NEWPORT — The smoke-smelling tools and charred customer paperwork provide a not-so-subtle reminder of the fire that nearly destroyed Sherm O’Brien’s taxidermy business on Memorial Day 2011.

“We thought we were done,” said Leona O’Brien, who runs the business with her husband, Sherm. “When we saw the smoke … we thought we were done. If there were ever a time in my life that I realized I would do anything to get that look out of (Sherm’s) eyes it was watching the fire.

“We didn’t know what we do or where we’d end up.”

A little more than a year later, the O’Briens and their taxidermy business are back on their feet again.

About three months after the fire burned to the ground his business on Rice Rips Road in Oakland, O’Brien purchased 1,000 square feet of office space in Newport Industrial Center off Route 2.

Soon after he bought out the rest of the building from Maurice Temple, of Palmyra, giving him 4,500 square feet and a vision to expand.
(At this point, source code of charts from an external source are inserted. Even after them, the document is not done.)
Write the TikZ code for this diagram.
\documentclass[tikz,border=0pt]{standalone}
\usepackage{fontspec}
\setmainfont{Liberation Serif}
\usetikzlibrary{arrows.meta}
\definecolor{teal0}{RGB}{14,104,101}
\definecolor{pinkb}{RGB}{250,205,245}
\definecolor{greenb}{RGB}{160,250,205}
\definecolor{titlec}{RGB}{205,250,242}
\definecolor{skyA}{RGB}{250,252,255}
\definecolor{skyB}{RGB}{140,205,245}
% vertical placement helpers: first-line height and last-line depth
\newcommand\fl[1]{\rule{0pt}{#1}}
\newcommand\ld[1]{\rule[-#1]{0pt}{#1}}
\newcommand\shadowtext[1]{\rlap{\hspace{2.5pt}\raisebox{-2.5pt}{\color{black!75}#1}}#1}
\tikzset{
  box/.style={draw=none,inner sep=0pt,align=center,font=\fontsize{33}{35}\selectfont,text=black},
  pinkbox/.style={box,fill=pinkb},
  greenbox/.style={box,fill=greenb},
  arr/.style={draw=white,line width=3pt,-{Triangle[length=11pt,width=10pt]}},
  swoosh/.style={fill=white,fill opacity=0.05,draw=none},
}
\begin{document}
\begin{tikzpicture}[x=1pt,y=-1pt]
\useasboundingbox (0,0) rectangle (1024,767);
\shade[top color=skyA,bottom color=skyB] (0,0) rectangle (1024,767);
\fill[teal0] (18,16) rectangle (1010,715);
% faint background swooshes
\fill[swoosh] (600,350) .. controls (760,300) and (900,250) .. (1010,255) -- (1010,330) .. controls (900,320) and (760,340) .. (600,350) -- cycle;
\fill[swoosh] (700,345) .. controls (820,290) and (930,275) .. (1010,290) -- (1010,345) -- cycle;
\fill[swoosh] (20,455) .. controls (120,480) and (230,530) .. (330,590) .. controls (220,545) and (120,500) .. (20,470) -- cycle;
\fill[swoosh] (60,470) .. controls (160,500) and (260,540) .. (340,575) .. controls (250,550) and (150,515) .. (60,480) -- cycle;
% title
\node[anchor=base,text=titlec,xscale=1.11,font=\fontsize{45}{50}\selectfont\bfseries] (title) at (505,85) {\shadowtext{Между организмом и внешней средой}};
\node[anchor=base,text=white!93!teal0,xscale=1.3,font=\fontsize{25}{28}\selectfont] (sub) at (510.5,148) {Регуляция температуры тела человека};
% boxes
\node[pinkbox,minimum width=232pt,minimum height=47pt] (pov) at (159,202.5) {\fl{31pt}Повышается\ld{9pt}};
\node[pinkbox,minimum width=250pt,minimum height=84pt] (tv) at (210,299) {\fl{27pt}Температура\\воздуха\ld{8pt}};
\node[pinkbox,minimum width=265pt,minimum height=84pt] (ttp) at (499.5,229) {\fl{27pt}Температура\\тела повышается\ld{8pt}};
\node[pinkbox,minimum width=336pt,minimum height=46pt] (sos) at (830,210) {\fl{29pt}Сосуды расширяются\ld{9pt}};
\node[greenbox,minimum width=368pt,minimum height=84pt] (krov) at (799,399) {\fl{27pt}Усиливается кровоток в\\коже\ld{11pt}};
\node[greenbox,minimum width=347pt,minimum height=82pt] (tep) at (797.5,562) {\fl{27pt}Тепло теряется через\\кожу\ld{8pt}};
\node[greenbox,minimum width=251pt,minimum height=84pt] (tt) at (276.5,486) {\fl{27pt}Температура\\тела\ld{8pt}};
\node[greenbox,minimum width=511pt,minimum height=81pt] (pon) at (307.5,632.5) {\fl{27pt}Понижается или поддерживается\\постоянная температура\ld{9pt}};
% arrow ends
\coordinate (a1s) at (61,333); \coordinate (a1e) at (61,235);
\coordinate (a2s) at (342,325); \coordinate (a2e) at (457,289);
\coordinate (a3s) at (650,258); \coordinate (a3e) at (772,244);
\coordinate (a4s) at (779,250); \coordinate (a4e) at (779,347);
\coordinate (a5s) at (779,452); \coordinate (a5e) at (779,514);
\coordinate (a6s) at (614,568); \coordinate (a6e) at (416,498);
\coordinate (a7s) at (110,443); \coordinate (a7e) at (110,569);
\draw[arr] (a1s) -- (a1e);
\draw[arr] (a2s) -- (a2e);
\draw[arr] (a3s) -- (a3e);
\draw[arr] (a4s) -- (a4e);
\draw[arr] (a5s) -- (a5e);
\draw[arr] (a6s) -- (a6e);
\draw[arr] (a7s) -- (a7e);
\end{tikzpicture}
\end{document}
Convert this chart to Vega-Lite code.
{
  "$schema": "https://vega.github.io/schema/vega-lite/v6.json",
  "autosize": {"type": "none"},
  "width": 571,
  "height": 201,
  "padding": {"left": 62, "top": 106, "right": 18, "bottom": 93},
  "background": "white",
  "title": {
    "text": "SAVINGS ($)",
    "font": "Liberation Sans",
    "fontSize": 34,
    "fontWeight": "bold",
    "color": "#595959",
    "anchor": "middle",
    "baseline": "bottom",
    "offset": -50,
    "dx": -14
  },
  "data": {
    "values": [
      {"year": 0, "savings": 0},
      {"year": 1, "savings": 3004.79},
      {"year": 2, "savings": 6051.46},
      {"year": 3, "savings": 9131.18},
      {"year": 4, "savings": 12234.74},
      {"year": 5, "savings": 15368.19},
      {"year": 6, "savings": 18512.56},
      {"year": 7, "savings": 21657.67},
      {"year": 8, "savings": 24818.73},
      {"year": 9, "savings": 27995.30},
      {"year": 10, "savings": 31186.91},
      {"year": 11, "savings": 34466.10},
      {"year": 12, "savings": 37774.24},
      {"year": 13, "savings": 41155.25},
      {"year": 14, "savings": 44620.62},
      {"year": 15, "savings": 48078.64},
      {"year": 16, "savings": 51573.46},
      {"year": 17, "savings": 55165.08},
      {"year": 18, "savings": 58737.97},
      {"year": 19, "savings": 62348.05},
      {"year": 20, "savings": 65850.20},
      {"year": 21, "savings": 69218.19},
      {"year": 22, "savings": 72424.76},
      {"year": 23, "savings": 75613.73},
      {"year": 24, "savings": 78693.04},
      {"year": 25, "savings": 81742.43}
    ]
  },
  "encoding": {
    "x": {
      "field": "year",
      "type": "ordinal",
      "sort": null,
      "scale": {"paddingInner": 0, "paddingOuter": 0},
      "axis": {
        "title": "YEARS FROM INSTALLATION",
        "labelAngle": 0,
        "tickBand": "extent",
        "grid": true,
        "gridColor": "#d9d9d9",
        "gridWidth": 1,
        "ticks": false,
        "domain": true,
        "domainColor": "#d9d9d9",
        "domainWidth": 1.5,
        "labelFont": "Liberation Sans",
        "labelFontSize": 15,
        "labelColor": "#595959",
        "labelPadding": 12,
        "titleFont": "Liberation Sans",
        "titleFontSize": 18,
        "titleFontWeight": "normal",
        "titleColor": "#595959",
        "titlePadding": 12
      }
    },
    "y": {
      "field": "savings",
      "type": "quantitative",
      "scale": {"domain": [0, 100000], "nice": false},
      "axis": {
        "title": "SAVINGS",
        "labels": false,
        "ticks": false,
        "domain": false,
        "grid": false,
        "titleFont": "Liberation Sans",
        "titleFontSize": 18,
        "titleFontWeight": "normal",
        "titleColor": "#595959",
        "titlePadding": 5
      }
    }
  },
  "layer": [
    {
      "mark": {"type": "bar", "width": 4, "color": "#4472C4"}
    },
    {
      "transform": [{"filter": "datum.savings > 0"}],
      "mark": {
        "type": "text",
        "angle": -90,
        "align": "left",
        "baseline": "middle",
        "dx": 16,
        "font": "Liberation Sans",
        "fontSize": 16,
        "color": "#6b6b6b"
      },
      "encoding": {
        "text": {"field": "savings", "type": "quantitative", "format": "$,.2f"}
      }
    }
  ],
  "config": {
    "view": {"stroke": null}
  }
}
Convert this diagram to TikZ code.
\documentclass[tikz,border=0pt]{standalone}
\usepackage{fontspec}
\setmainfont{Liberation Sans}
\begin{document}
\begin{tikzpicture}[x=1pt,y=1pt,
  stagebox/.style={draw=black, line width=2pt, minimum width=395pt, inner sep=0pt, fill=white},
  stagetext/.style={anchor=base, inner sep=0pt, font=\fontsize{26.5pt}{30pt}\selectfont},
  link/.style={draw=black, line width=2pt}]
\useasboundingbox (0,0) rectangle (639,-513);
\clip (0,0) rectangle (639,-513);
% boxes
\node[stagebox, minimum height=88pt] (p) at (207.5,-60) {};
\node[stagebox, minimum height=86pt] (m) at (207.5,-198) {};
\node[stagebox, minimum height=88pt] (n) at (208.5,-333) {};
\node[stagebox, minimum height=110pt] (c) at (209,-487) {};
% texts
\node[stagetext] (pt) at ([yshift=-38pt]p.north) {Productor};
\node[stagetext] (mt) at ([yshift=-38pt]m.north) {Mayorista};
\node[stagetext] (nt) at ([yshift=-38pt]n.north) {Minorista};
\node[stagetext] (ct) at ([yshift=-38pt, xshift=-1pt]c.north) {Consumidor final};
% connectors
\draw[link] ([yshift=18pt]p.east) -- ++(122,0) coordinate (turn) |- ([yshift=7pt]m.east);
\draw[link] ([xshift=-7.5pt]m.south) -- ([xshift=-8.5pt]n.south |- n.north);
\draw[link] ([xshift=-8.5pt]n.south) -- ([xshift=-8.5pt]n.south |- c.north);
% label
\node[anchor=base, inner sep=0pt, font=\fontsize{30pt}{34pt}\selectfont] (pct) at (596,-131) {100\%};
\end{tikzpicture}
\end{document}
“Two or three people all told me about this building and it all came together,” said O’Brien, who lives in Pittsfield. “After the fire, we thought maybe we should look for something closer to home. We had been working right out of our garage just trying to keep it going. Now we have all this space so we said, ‘What can we do with it.’ “

Added Leona: “It’s funny, because the only things that got saved from the fire were the antlers from our customers. Not one thing of the customers was ruined. We were also able to save 99 percent of the paperwork.

“That was a silver lining. It helped keep the business going. When we saw the antlers get pulled out we were like, ‘Oh, thank God.'”

The O’Briens opened an eight-lane archery center inside the building last weekend to help fill out the space. The range opens at 1 p.m. and closes at 8 p.m.

The range, which the O’Brien children — Ronda, 10, and John, 8 — help run, is just part of the family’s vision.

“If there were ever a time for Sherm to realize his dream now this is it,” Leona said. “We’d love to do an entire outdoor center. We could host seminars and conferences. If somebody wanted to come in and give a talk, we could organize it.

“We have these ideas of holding seminars on everything, from what poison ivy looks like or what a deer’s habitat is. We’re pushing toward the kids. We want to do things where we could show them how to identify where moose or where bears are. It’s why we did the archery.”

The O’Briens, who moved to Maine from Bozeman, Mont., in 2003, purchased the taxidermy business from Dave Cote in 2008.

It was, Sherm said, a realization of a lifelong dream.

“I’ve always like hunting and fishing,” he said. “I always had taxidermy done for me. I always thought I’d be interested in it. When we came here, I volunteered with Dave Cote for one day a week in Oakland.

“When he decided to retire, he sold the business to me and we bought it in 2008. Now, we have all these ideas and things we want to do. We’ve moved on. We try not to think about the fire any more, but there are still reminders. You open up the toolbox and you can still smell the smoke. It happened, but now we’ve moved on.”